Here's a reason why you might "want" (as opposed to "need"!) another
standard beyond the GPSDO.
An Rb or Cs is self-contained. The GPSDO relies on an external factor,
the presence of GPS. Holdover mode may be good to keep thing close for
a while, but over the long term the GPSDO without GPS is no better than
its crystal oscillator.
The Rb is a secondary standard and therefore isn't "correct" by
definition, but it has a low aging rate and gives you something
independent of GPS to use for measurements.
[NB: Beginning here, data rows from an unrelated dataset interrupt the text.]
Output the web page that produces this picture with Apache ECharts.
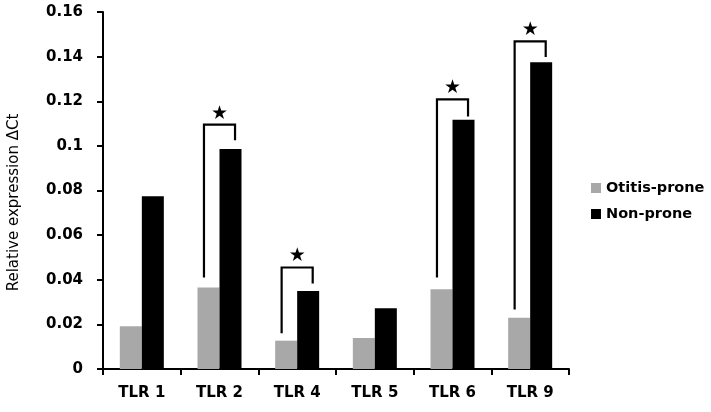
<!DOCTYPE html>
<html>
<head>
<meta charset="utf-8">
<script src="https://cdn.jsdelivr.net/npm/echarts@6/dist/echarts.min.js"></script>
<style>
html,body{margin:0;padding:0;background:#fff;}
#chart{width:711px;height:412px;}
</style>
</head>
<body>
<div id="chart"></div>
<script>
const categories = ['TLR 1', 'TLR 2', 'TLR 4', 'TLR 5', 'TLR 6', 'TLR 9'];
const otitisProne = [0.0192, 0.0365, 0.0127, 0.0139, 0.0357, 0.0230];
const nonProne = [0.0774, 0.0986, 0.0350, 0.0272, 0.1117, 0.1375];
const yTicks = { min: 0, max: 0.16, interval: 0.02 };
// significance brackets: [category index, left leg bottom, bracket top, right leg bottom]
const brackets = [
  [1, 0.0410, 0.1095, 0.1025],
  [2, 0.0160, 0.0455, 0.0383],
  [4, 0.0410, 0.1208, 0.1132],
  [5, 0.0267, 0.1468, 0.1398]
];
const sigMark = '★';

const chart = echarts.init(document.getElementById('chart'));
const FONT = 'DejaVu Sans';

chart.setOption({
  animation: false,
  backgroundColor: '#fff',
  grid: { left: 103, right: 142, top: 12, bottom: 43, containLabel: false, outerBoundsMode: 'none' },
  legend: {
    orient: 'vertical',
    left: 591,
    top: 180,
    padding: 0,
    itemWidth: 10,
    itemHeight: 10,
    itemGap: 10,
    icon: 'rect',
    textStyle: { fontFamily: FONT, fontSize: 14.5, fontWeight: 'bold', color: '#000', lineHeight: 16 },
    data: ['Otitis-prone', 'Non-prone']
  },
  xAxis: {
    type: 'category',
    data: categories,
    axisLine: { lineStyle: { color: '#000', width: 2 } },
    axisTick: { show: true, length: 6, lineStyle: { color: '#000', width: 2 } },
    axisLabel: { color: '#000', fontFamily: FONT, fontWeight: 'bold', fontSize: 15, margin: 17 }
  },
  yAxis: {
    type: 'value',
    min: yTicks.min,
    max: yTicks.max,
    interval: yTicks.interval,
    name: 'Relative expression ΔCt',
    nameLocation: 'middle',
    nameGap: 81,
    nameRotate: 90,
    nameTextStyle: { fontFamily: FONT, fontSize: 15, color: '#000', padding: [0, 24, 0, 0] },
    splitLine: { show: false },
    axisLine: { show: true, lineStyle: { color: '#000', width: 2 } },
    axisTick: { show: true, length: 6, lineStyle: { color: '#000', width: 2 } },
    axisLabel: { color: '#000', fontFamily: FONT, fontWeight: 'bold', fontSize: 15, margin: 20 }
  },
  series: [
    {
      name: 'Otitis-prone',
      type: 'bar',
      data: otitisProne,
      barWidth: 22,
      barGap: '0%',
      itemStyle: { color: '#a8a8a8' }
    },
    {
      name: 'Non-prone',
      type: 'bar',
      data: nonProne,
      barWidth: 22,
      barGap: '0%',
      itemStyle: { color: '#000' }
    },
    {
      type: 'custom',
      silent: true,
      data: brackets,
      encode: { x: 0, y: 2 },
      renderItem: function (params, api) {
        const idx = api.value(0);
        const band = api.size([1, 0])[0];
        const c = api.coord([idx, api.value(2)]);
        const lb = api.coord([idx, api.value(1)]);
        const rb = api.coord([idx, api.value(3)]);
        const xl = c[0] - band * 0.2;
        const xr = c[0] + band * 0.2;
        return {
          type: 'group',
          children: [
            {
              type: 'polyline',
              shape: { points: [[xl, lb[1]], [xl, c[1]], [xr, c[1]], [xr, rb[1]]] },
              style: { stroke: '#000', lineWidth: 2.2, fill: null }
            },
            {
              type: 'text',
              x: c[0],
              y: c[1] - 11,
              style: {
                text: sigMark,
                font: '19px "DejaVu Sans"',
                fill: '#000',
                align: 'center',
                verticalAlign: 'middle'
              }
            }
          ]
        };
      }
    }
  ]
});
</script>
</body>
</html>
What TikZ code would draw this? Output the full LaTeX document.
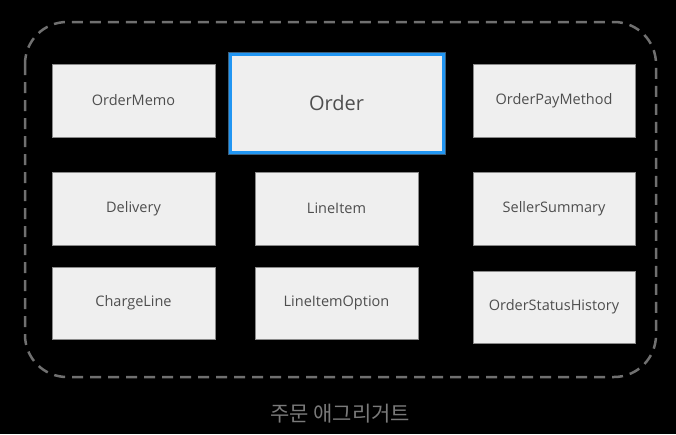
\documentclass[tikz,border=0pt]{standalone}
\usepackage{fontspec}
\setmainfont{Open Sans}
\newfontfamily\krfont{Noto Sans CJK KR}
\definecolor{boxfill}{HTML}{EFEFEF}
\definecolor{boxline}{HTML}{8A8A8A}
\definecolor{txt}{HTML}{4E4E4E}
\definecolor{dashcol}{HTML}{707070}
\definecolor{labelcol}{HTML}{7A7A7A}
\definecolor{blueline}{HTML}{2196F3}
\begin{document}
\begin{tikzpicture}[x=1pt,y=-1pt,
  ent/.style={draw=boxline,line width=1pt,fill=boxfill,text=txt,font=\fontsize{14.5}{17}\selectfont,inner sep=0pt},
  root/.style={draw=blueline,line width=3pt,fill=boxfill,text=txt,font=\fontsize{20}{24}\selectfont,inner sep=0pt}]
\fill[black] (0,0) rectangle (676,434);
\useasboundingbox (0,0) rectangle (676,434);
\draw[dashcol,line width=2.5pt,dash pattern=on 11pt off 7pt,rounded corners=42pt] (25,22) rectangle (656,377);
\node[ent,minimum width=163pt,minimum height=73pt] (memo) at (133.5,100.5) {OrderMemo};
\draw[blueline!60,line width=5pt,opacity=0.5] (230,54) rectangle (443,152);
\node[root,minimum width=213pt,minimum height=98pt] (order) at (336.5,103) {Order};
\node[ent,minimum width=162pt,minimum height=73pt] (pay) at (554,100.5) {OrderPayMethod};
\node[ent,minimum width=163pt,minimum height=73pt] (deliv) at (133.5,208.5) {Delivery};
\node[ent,minimum width=163pt,minimum height=73pt] (li) at (336.5,208.5) {LineItem};
\node[ent,minimum width=162pt,minimum height=73pt] (seller) at (554,208.5) {SellerSummary};
\node[ent,minimum width=163pt,minimum height=72pt] (charge) at (133.5,303) {ChargeLine};
\node[ent,minimum width=163pt,minimum height=72pt] (lio) at (336.5,303) {LineItemOption};
\node[ent,minimum width=162pt,minimum height=72pt] (hist) at (554,307) {OrderStatusHistory};
\node[text=labelcol,font=\krfont\fontsize{21}{24}\selectfont] (label) at (340,414) {주문 애그리거트};
\end{tikzpicture}
\end{document}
Monitor it against GPS for
a while to learn its offset and drift characteristics, and then you can
extrapolate its performance out over a much longer time than you could
with an OCXO.
You may not require that independence, but it gives you additional
measurement capability. For example, comparing the output of two GPSDO
may not be meaningful because their frequencies could be correlated by
their common view of the GPS constellation. Using an Rb reference would
eliminate that common mode error and reveal information about the
GPSDO's short and medium term stability that would otherwise be hidden.
John
----
Joseph Gray wrote:
I know I don't "need" any of this stuff. I was just wondering what I
could do with a rubidium vs what I already have.
On Mon, Oct 5, 2009 at 10:58 AM, J. Forster <[email protected]> wrote:
From an engineering point of view:
Very few people really "NEED" a Rb or Cs as they are not really doing
anything that requires that level of precision in frequency or accuracy in
time (me included). These days a BC-221 or WWB is not good enough, but 1
Hz at X-Band is for almost all practical uses.